### Supplied records
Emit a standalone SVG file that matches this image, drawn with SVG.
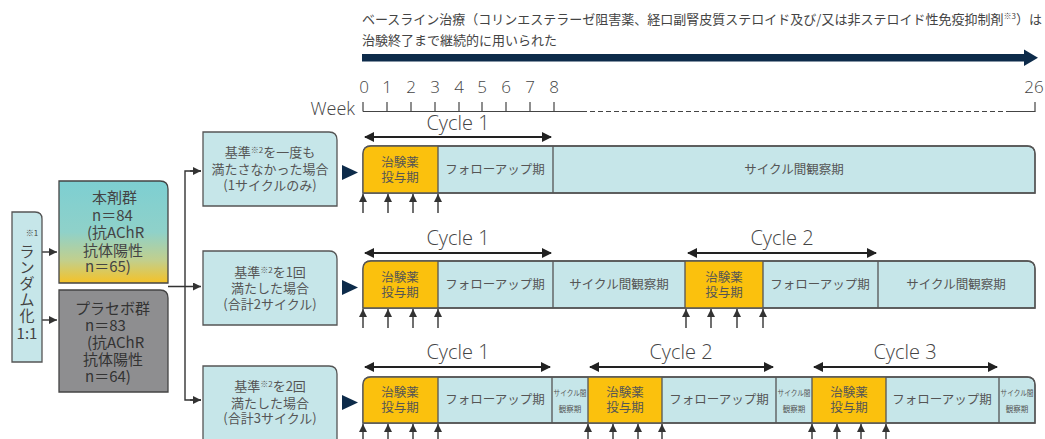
...
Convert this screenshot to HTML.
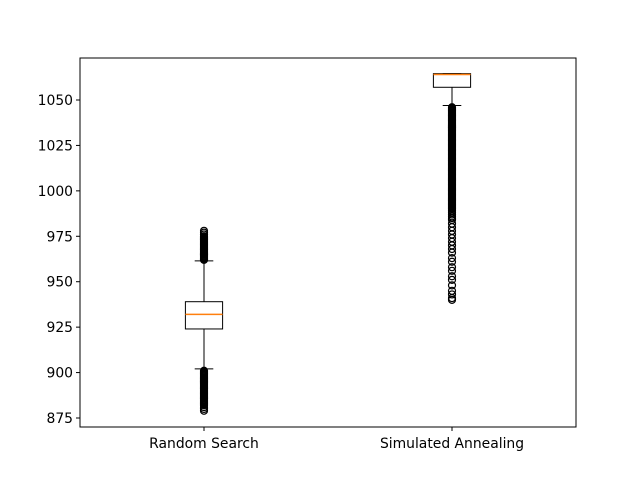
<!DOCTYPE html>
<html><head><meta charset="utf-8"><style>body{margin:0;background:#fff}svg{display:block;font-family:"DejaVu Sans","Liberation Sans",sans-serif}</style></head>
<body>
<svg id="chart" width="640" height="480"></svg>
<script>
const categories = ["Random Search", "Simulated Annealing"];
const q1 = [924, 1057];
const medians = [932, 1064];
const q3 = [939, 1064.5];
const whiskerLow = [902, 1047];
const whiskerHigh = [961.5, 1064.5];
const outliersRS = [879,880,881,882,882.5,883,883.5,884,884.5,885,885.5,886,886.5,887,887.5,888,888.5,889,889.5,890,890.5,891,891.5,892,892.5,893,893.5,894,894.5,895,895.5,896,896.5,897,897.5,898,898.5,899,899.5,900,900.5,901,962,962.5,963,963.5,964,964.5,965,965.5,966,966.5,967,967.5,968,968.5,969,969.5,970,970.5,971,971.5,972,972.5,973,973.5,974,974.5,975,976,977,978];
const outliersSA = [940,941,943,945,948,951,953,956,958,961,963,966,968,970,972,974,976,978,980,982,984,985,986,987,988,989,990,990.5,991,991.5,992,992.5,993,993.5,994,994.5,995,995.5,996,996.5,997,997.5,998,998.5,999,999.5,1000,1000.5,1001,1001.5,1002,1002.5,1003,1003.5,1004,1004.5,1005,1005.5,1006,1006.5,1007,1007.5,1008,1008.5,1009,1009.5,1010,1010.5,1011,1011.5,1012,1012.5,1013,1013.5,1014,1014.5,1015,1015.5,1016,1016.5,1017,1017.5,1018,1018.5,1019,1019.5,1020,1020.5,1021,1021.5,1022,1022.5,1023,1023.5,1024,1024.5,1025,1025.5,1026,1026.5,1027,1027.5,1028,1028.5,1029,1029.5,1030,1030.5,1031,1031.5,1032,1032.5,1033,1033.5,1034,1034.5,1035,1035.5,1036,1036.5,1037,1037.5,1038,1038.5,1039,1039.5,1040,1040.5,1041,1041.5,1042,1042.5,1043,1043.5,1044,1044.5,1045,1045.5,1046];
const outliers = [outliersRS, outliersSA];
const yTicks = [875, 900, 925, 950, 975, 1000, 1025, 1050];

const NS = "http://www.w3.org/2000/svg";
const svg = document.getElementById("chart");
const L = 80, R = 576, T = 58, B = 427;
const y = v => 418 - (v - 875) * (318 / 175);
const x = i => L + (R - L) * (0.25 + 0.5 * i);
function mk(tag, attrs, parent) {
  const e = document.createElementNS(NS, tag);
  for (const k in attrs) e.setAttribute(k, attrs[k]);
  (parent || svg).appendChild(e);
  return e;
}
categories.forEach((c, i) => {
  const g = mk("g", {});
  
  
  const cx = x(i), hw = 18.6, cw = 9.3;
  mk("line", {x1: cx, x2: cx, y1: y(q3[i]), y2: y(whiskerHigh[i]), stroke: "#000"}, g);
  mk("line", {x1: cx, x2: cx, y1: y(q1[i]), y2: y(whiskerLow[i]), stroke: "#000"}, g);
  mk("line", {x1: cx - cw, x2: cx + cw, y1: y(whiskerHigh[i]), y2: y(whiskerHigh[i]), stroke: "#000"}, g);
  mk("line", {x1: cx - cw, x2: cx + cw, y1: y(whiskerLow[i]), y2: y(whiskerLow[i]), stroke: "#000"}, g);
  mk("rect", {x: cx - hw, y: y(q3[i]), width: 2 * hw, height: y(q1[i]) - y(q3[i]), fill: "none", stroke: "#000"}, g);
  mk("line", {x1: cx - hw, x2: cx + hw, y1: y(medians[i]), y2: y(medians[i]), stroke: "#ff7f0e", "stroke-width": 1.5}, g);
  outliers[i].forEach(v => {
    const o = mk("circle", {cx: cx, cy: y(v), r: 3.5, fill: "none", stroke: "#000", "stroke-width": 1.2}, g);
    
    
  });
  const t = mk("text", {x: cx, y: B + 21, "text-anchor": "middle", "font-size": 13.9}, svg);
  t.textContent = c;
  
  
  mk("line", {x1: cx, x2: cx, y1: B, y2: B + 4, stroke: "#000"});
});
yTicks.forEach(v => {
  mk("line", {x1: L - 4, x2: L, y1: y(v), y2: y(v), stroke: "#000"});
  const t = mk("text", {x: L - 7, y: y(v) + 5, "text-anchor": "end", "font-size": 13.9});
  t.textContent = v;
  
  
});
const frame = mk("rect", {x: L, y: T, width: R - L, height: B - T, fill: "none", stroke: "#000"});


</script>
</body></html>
* * *
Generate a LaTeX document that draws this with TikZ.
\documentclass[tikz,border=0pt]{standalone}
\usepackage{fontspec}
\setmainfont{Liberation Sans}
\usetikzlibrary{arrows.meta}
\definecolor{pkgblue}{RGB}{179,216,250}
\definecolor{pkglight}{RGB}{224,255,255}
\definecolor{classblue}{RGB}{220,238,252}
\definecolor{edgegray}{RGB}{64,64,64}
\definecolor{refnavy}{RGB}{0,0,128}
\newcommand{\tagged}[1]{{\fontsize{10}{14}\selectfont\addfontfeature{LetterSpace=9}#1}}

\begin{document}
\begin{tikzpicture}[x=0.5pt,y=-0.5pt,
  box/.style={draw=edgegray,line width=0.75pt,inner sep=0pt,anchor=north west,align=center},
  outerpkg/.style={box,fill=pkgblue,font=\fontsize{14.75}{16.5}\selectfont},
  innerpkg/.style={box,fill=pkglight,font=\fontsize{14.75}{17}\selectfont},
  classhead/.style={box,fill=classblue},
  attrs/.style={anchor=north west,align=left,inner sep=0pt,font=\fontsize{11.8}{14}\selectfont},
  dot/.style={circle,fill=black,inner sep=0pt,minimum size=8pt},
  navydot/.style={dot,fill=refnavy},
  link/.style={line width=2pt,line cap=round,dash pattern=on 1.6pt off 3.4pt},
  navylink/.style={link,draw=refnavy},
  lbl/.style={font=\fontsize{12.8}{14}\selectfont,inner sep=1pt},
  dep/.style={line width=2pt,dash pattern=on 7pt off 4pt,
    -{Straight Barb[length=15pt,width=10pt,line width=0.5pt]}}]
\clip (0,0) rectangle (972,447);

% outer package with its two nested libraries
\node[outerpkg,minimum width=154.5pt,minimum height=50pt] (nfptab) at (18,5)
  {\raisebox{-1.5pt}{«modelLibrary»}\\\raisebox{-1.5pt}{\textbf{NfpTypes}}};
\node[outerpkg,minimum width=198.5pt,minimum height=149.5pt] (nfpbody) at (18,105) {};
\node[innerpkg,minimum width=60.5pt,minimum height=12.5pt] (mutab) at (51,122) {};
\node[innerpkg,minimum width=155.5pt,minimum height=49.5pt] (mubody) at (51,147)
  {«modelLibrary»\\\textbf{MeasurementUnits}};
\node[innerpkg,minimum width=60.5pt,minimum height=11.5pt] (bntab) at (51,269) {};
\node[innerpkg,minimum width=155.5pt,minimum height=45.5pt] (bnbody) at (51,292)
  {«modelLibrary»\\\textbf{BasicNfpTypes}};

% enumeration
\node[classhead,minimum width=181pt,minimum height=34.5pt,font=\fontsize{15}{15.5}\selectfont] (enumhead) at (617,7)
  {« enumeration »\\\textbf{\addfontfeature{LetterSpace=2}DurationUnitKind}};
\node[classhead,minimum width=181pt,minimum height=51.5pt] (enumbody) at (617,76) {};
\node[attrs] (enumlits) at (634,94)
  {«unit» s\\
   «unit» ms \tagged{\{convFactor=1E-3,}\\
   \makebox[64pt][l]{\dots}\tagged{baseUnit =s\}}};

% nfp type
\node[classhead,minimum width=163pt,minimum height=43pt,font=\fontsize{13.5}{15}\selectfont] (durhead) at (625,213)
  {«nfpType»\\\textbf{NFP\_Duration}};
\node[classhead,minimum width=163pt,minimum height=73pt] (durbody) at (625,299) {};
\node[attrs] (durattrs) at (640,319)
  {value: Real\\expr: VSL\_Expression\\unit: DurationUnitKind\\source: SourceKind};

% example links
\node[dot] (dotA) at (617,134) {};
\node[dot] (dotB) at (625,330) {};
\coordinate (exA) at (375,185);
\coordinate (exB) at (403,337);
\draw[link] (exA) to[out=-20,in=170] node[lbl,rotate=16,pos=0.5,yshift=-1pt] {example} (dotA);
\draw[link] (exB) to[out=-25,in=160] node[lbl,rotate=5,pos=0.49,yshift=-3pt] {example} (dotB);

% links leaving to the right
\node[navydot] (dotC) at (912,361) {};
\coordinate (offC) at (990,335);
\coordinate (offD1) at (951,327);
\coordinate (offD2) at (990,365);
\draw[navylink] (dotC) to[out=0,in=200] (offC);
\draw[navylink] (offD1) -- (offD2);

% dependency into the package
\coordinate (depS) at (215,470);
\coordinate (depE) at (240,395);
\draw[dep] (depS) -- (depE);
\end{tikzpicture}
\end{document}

### Stated goal
From the entries above, collect every line with the string "standalone" in it.

### Solved exercise
Emit a standalone SVG file that matches this image, drawn with SVG.
\documentclass[tikz,border=0pt]{standalone}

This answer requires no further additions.